By BY ALLISON MILES - AMILES@VICAD.COM
Sept. 26, 2011 at 4:26 a.m.


A closer look

The year-over-year employment increases in the Victoria Metropolitan Statistical Area for August:

Professional and business services: 11.1%

Trade, transportation and utilities: 10.5%

Financial activities: 9.5%

Leisure and hospitality: 9.5%

Education and health services: 8.1%

Mining, logging and construction: 7.5%

Other services: 5.6%

Information: 0%

Manufacturing: 0%

Government: -2.3%

Source: Texas Workforce Commission

If you think Victoria's economy is growing, the numbers support that view.

The Victoria metropolitan statistical area, which includes Calhoun, Goliad and Victoria counties, ranked first in the state in terms of job creation, according to RECON, a report distributed by the Texas A&M University Real Estate Center.

The region saw a 5.9 percent employment increase year over year in August, said Mark Dotzour, the real estate center's chief economist. The closest city following that was Odessa, with a 3.8 percent increase.

The news is clearly good, he said, but it's common for smaller cities to see major jumps because employment increases make a more noticeable difference.

Dotzour added that it isn't only the Crossroads area doing well.
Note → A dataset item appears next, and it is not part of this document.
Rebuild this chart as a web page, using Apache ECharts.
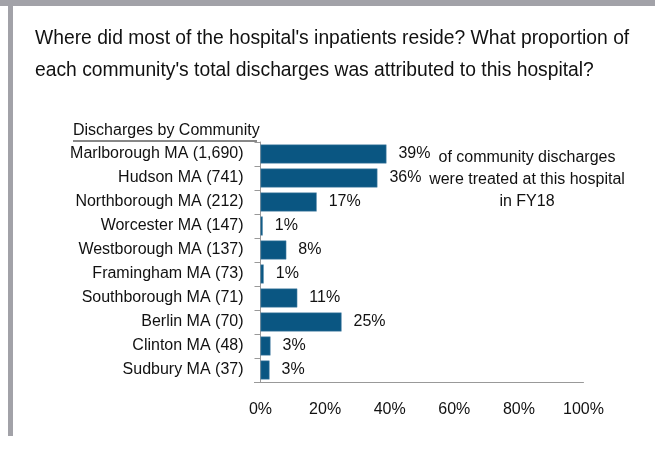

The Lone Star State saw significant job growth, with oil and gas up 17.4 percent from a year ago and construction up 5.5 percent.

The Crossroads' recent growth came for two main reasons, said Randy Vivian, president and CEO of the Victoria Chamber of Commerce.

Hiring is already under way for Caterpillar's incoming hydraulic excavator plant, he said, noting the plant means 518 jobs off the bat, not counting suppliers and the plant's second phase. Victoria also sits in the middle of Eagle Ford Shale play, Vivian said.

"A lot of these oil companies are hiring and using Victoria as a base," he said. "Those numbers are counted into our local economy."

Such growth is a positive thing, Vivian said, but diversity is important. Caterpillar's jobs are permanent, but the oil play could last anywhere from six to 20 years.

"We've got to prepare now for the time when those jobs aren't there," he said, explaining Victoria is on the right track with its mix of education, plant, retail and medical jobs. "I've seen ... oil field towns that have just crumbled because the oil field dried up."

The area will likely see continued growth, at least for the next few years, said Dale Fowler, president of the Victoria Economic Development Corp.

"Obviously, Caterpillar's impact is just beginning, and Eagle Ford appears to be on track, at least for a while," he said. "I think more good things are coming."